At a meeting of NASA’s Lunar Exploration Analysis Group (LEAG) this week, head boss Jim Bridenstine hinted that the agency’s first crewed mission to the Moon – Artemis III – would not head for the lunar South Pole but would land at the Apollo site instead.
“I would not, it would not surprise me, if, for example, if we made a determination that the South Pole might be out of reach for Artemis III, which I’m not saying it is or isn’t, the question is, OK, if you’re going to go to the equatorial region again … how are you going to learn the most. And you could argue that you’ll learn the most by going to the places where we put gear in the past,” Bridenstine said when asked if there were any plans in the future to return to an Apollo landing site to recover materials.
When missions to the Moon are announced, quite often, if not nearly always, the destination of choice is the lunar south pole. India, China, Europe and the US are among the many countries with either governmental agencies or private firms all lining up to head to this frigid region of space.
Why? Because of H2O. Locked away in some of the permanently shadowed craters on the Moon, scientists think that large quantities of water, either in ice or mixed with lunar regolith, could be available for human explorers to make use of.
Water is a critical resource for long-term exploration, as it can be used for drinking, breathing, cooling equipment and making rocket fuel.
This latter point is especially appealing as it would allow for missions further out into the solar system, without having to transport fuel from Earth first; a process which presently is extremely costly.
Given the importance of the Moon’s South Pole for establishing lunar bases, NASA had already earmarked this region as the place its astronauts would be heading to for its Artemis III mission - the first mission to land on the Moon in 2024; Artemis II is the first crewed flight test of the Space Launch System and is targeted for launch in 2022.
Given the importance of the Moon’s South Pole for establishing lunar bases, NASA had already earmarked this region as the landing place for its Artemis III astronauts.
Artemis III is planned to be the second crewed mission of NASA’s Artemis programme and the first to land astronauts on the Moon since Apollo 17 in 1972. Artemis II is the first crewed flight test of the Space Launch System and is targeted for launch in 2022.
But now, after off-the-cuff remarks by NASA’s top boss, Artemis III’s landing location might not be as clear cut as thought.
“Just the inspiration of going back to the original Apollo site would be pretty amazing as well and establishing, again, norms of behavior, and we want to make sure that those sites are protected forever. So I think there’s opportunity there as well,” Bridenstine said, adding, “but those decisions haven’t been made at this time.”
Bridenstine’s possible out-loud introspective comments about whether NASA were planning a destination change or not, were also mirrored to some degree by the head of NASA’s human spaceflight program later on.
Instead of ruling out the statement, Kathy Lueders replied to a question about Bridenstine’s comments by confirming that NASA is looking at options on how to make a decision.
“So we’re really looking at a bunch of different options for making a decision.

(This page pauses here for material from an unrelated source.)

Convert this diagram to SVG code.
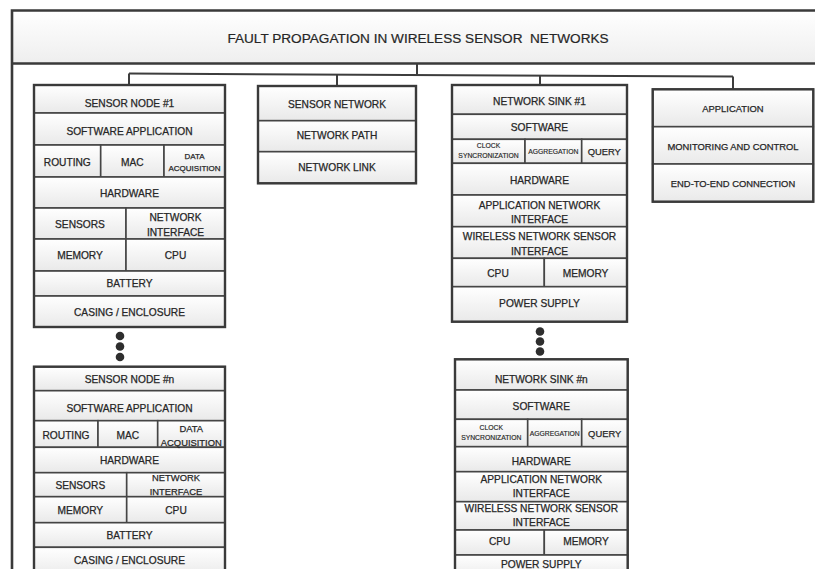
<svg xmlns="http://www.w3.org/2000/svg" width="815" height="569" viewBox="0 0 815 569">
  <defs>
    <linearGradient id="cellFill" x1="0" y1="0" x2="0" y2="1">
      <stop offset="0" stop-color="#ffffff"/>
      <stop offset="1" stop-color="#e9e9e9"/>
    </linearGradient>
    <linearGradient id="titleFill" x1="0" y1="0" x2="0" y2="1">
      <stop offset="0" stop-color="#ffffff"/>
      <stop offset="1" stop-color="#eeeeee"/>
    </linearGradient>
  </defs>
  <style>
    .cell { fill: url(#cellFill); stroke: #454545; stroke-width: 1.6; }
    .box { fill: none; stroke: #3a3a3a; stroke-width: 2.4; }
    .frame { fill: none; stroke: #3a3a3a; stroke-width: 2.6; }
    .wire { fill: none; stroke: #3d3d3d; stroke-width: 2; }
    .dot { fill: #2e2e2e; }
    text { font-family: "Liberation Sans", Arial, sans-serif; fill: #262626; stroke: #262626; stroke-width: 0.25; text-anchor: middle; }
    .t { font-size: 10.2px; }
    .ta { font-size: 9.4px; }
    .ts { font-size: 8px; }
    .tn { font-size: 9.4px; }
    .tq { font-size: 9.4px; }
    .tx { font-size: 6.8px; stroke-width: 0.15; }
    .title { font-size: 13.6px; white-space: pre; stroke-width: 0.2; }
  </style>

  <rect width="815" height="569" fill="#ffffff"/>

  <!-- outer frame and title band -->
  <g id="title">
    <rect x="12" y="10.5" width="820" height="53" fill="url(#titleFill)"/>
    <path class="frame" d="M12 580 V10.5 H830 M12 63.5 H830"/>
    <text class="title" x="418" y="43">FAULT PROPAGATION IN WIRELESS SENSOR  NETWORKS</text>
  </g>

  <!-- tree connectors from the title band -->
  <g id="connectors">
    <path class="wire" d="M417 63.5 V74.8"/>
    <path class="wire" d="M129 73.6 L733 76.6"/>
    <path class="wire" d="M129 73.6 V85"/>
    <path class="wire" d="M337 74.6 V86"/>
    <path class="wire" d="M540 75.6 V85"/>
    <path class="wire" d="M733 76.6 V89.3"/>
    <!-- ellipsis dots between first and n-th elements -->
    <circle class="dot" cx="120" cy="336" r="4.3"/>
    <circle class="dot" cx="120" cy="346.5" r="4.3"/>
    <circle class="dot" cx="120" cy="357" r="4.3"/>
    <circle class="dot" cx="540" cy="331.5" r="4.3"/>
    <circle class="dot" cx="540" cy="341.5" r="4.3"/>
    <circle class="dot" cx="540" cy="351.5" r="4.3"/>
  </g>

  <!-- sensor node #1 -->
  <g id="sensor-node-1">
    <rect class="cell" x="34" y="85" width="191" height="28"/>
    <rect class="cell" x="34" y="113" width="191" height="32"/>
    <rect class="cell" x="34" y="145" width="66.7" height="32"/>
    <rect class="cell" x="100.7" y="145" width="63.3" height="32"/>
    <rect class="cell" x="164" y="145" width="61" height="32"/>
    <rect class="cell" x="34" y="177" width="191" height="31"/>
    <rect class="cell" x="34" y="208" width="92" height="31"/>
    <rect class="cell" x="126" y="208" width="99" height="31"/>
    <rect class="cell" x="34" y="239" width="92" height="32"/>
    <rect class="cell" x="126" y="239" width="99" height="32"/>
    <rect class="cell" x="34" y="271" width="191" height="25"/>
    <rect class="cell" x="34" y="296" width="191" height="31"/>
    <rect class="box" x="34" y="85" width="191" height="242"/>
    <text class="t" x="129.5" y="107.3">SENSOR NODE #1</text>
    <text class="t" x="129.5" y="135">SOFTWARE APPLICATION</text>
    <text class="t" x="67.3" y="166">ROUTING</text>
    <text class="t" x="132.3" y="166">MAC</text>
    <text class="ts" x="194.5" y="159.3">DATA</text>
    <text class="ts" x="194.5" y="170.7">ACQUISITION</text>
    <text class="t" x="129.5" y="196.7">HARDWARE</text>
    <text class="t" x="80" y="228.3">SENSORS</text>
    <text class="t" x="175.5" y="220.7">NETWORK</text>
    <text class="t" x="175.5" y="236">INTERFACE</text>
    <text class="t" x="80" y="259.3">MEMORY</text>
    <text class="t" x="175.5" y="259.3">CPU</text>
    <text class="t" x="129.5" y="287.3">BATTERY</text>
    <text class="t" x="129.5" y="316">CASING / ENCLOSURE</text>
  </g>

  <!-- sensor network -->
  <g id="sensor-network">
    <rect class="cell" x="258" y="86" width="158" height="34.7"/>
    <rect class="cell" x="258" y="120.7" width="158" height="31"/>
    <rect class="cell" x="258" y="151.7" width="158" height="31.6"/>
    <rect class="box" x="258" y="86" width="158" height="97.3"/>
    <text class="t" x="337" y="108.3">SENSOR NETWORK</text>
    <text class="t" x="337" y="139.3">NETWORK PATH</text>
    <text class="t" x="337" y="170.7">NETWORK LINK</text>
  </g>

  <!-- network sink #1 -->
  <g id="network-sink-1">
    <rect class="cell" x="452" y="85" width="175" height="29.3"/>
    <rect class="cell" x="452" y="114.3" width="175" height="25"/>
    <rect class="cell" x="452" y="139.3" width="73" height="24"/>
    <rect class="cell" x="525" y="139.3" width="56.7" height="24"/>
    <rect class="cell" x="581.7" y="139.3" width="45.3" height="24"/>
    <rect class="cell" x="452" y="163.3" width="175" height="31.7"/>
    <rect class="cell" x="452" y="195" width="175" height="31.7"/>
    <rect class="cell" x="452" y="226.7" width="175" height="31.6"/>
    <rect class="cell" x="452" y="258.3" width="92.3" height="28.4"/>
    <rect class="cell" x="544.3" y="258.3" width="82.7" height="28.4"/>
    <rect class="cell" x="452" y="286.7" width="175" height="35"/>
    <rect class="box" x="452" y="85" width="175" height="236.7"/>
    <text class="t" x="539.5" y="105">NETWORK SINK #1</text>
    <text class="t" x="539.5" y="131">SOFTWARE</text>
    <text class="tx" x="488.5" y="148.3">CLOCK</text>
    <text class="tx" x="488.5" y="158.3">SYNCRONIZATION</text>
    <text class="tx" x="553.3" y="154">AGGREGATION</text>
    <text class="tq" x="604.3" y="155">QUERY</text>
    <text class="t" x="539.5" y="184.3">HARDWARE</text>
    <text class="t" x="539.5" y="209">APPLICATION NETWORK</text>
    <text class="t" x="539.5" y="223.3">INTERFACE</text>
    <text class="t" x="539.5" y="240">WIRELESS NETWORK SENSOR</text>
    <text class="t" x="539.5" y="255">INTERFACE</text>
    <text class="t" x="498" y="277.3">CPU</text>
    <text class="t" x="585.6" y="277.3">MEMORY</text>
    <text class="t" x="539.5" y="307.3">POWER SUPPLY</text>
  </g>

  <!-- application -->
  <g id="application">
    <rect class="cell" x="652.7" y="89.3" width="160.6" height="37.4"/>
    <rect class="cell" x="652.7" y="126.7" width="160.6" height="37.3"/>
    <rect class="cell" x="652.7" y="164" width="160.6" height="37.7"/>
    <rect class="box" x="652.7" y="89.3" width="160.6" height="112.4"/>
    <text class="ta" x="733" y="112.3">APPLICATION</text>
    <text class="ta" x="733" y="150">MONITORING AND CONTROL</text>
    <text class="ta" x="733" y="187.3">END-TO-END CONNECTION</text>
  </g>

  <!-- sensor node #n -->
  <g id="sensor-node-n">
    <rect class="cell" x="34" y="366.7" width="191" height="24"/>
    <rect class="cell" x="34" y="390.7" width="191" height="30"/>
    <rect class="cell" x="34" y="420.7" width="64" height="26.6"/>
    <rect class="cell" x="98" y="420.7" width="59.7" height="26.6"/>
    <rect class="cell" x="157.7" y="420.7" width="67.3" height="26.6"/>
    <rect class="cell" x="34" y="447.3" width="191" height="25.4"/>
    <rect class="cell" x="34" y="472.7" width="92.7" height="24"/>
    <rect class="cell" x="126.7" y="472.7" width="98.3" height="24"/>
    <rect class="cell" x="34" y="496.7" width="92.7" height="26"/>
    <rect class="cell" x="126.7" y="496.7" width="98.3" height="26"/>
    <rect class="cell" x="34" y="522.7" width="191" height="24.6"/>
    <rect class="cell" x="34" y="547.3" width="191" height="30"/>
    <rect class="box" x="34" y="366.7" width="191" height="215"/>
    <text class="t" x="129.5" y="383.3">SENSOR NODE #n</text>
    <text class="t" x="129.5" y="411.7">SOFTWARE APPLICATION</text>
    <text class="t" x="66" y="439.3">ROUTING</text>
    <text class="t" x="127.8" y="439.3">MAC</text>
    <text class="tn" x="191.3" y="431.7">DATA</text>
    <text class="tn" x="191.3" y="446">ACQUISITION</text>
    <text class="t" x="129.5" y="464">HARDWARE</text>
    <text class="t" x="80.3" y="489.3">SENSORS</text>
    <text class="tn" x="176" y="480.7">NETWORK</text>
    <text class="tn" x="176" y="495">INTERFACE</text>
    <text class="t" x="80.3" y="514.3">MEMORY</text>
    <text class="t" x="176" y="514.3">CPU</text>
    <text class="t" x="129.5" y="539.3">BATTERY</text>
    <text class="t" x="129.5" y="564">CASING / ENCLOSURE</text>
  </g>

  <!-- network sink #n -->
  <g id="network-sink-n">
    <rect class="cell" x="455" y="359.3" width="172.7" height="30.7"/>
    <rect class="cell" x="455" y="390" width="172.7" height="29.3"/>
    <rect class="cell" x="455" y="419.3" width="72.7" height="27.4"/>
    <rect class="cell" x="527.7" y="419.3" width="54" height="27.4"/>
    <rect class="cell" x="581.7" y="419.3" width="46" height="27.4"/>
    <rect class="cell" x="455" y="446.7" width="172.7" height="25"/>
    <rect class="cell" x="455" y="471.7" width="172.7" height="30"/>
    <rect class="cell" x="455" y="501.7" width="172.7" height="28.3"/>
    <rect class="cell" x="455" y="530" width="89.3" height="25"/>
    <rect class="cell" x="544.3" y="530" width="83.4" height="25"/>
    <rect class="cell" x="455" y="555" width="172.7" height="25"/>
    <rect class="box" x="455" y="359.3" width="172.7" height="222"/>
    <text class="t" x="541.3" y="383.3">NETWORK SINK #n</text>
    <text class="t" x="541.3" y="410">SOFTWARE</text>
    <text class="tx" x="491.3" y="430">CLOCK</text>
    <text class="tx" x="491.3" y="440">SYNCRONIZATION</text>
    <text class="tx" x="554.7" y="435.7">AGGREGATION</text>
    <text class="tq" x="604.7" y="436.7">QUERY</text>
    <text class="t" x="541.3" y="465">HARDWARE</text>
    <text class="t" x="541.3" y="483.3">APPLICATION NETWORK</text>
    <text class="t" x="541.3" y="497.3">INTERFACE</text>
    <text class="t" x="541.3" y="511.7">WIRELESS NETWORK SENSOR</text>
    <text class="t" x="541.3" y="526">INTERFACE</text>
    <text class="t" x="499.7" y="545">CPU</text>
    <text class="t" x="586" y="545">MEMORY</text>
    <text class="t" x="541.3" y="568.3">POWER SUPPLY</text>
  </g>
</svg>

I don’t want to have it be a spoiler alert. … We’re looking at different ways to get more communities to participate in that decision. We know that … wherever the initial missions are is a big interest and so we’re actually trying to find a way to get more … participation in this. So, more to come,” said Lueders.
NASA is under pressure to land astronauts on the Moon by 2024 after President Trump last year directed the agency to accomplish the task “by any means necessary” – a date that would coincide with the end of a Trump second term if he wins reelection.
“If NASA cannot do it, it is NASA, not the mission, that must change,” warned Vice President Pence as he spoke at the National Space Council meeting in Huntsville in March 2019. NASA “is up to the task. We are ready to meet it,” Bridenstine replied.
Despite recent advances in Artemis’s progress, NASA is conducting “Green Run” tests of the SLS core stage and contracts have been awarded to there teams to look at the development of a Human Landing System, however, schedules have repeatedly slipped and funding seems an on-going concern.
It remains to be seen how Bridenstine’s “what if” statement should be taken, but getting to the polar regions is more difficult than landing near the Moon’s equator. And landing at the poles would also require additional satellites to ensure continuous communication with Earth; systems that are not in place yet, but might be by 2022.
As yearly trips to the Moon are planned by NASA after Artemis III's initial landing, perhaps trips to the lunar poles will be scheduled for later missions instead.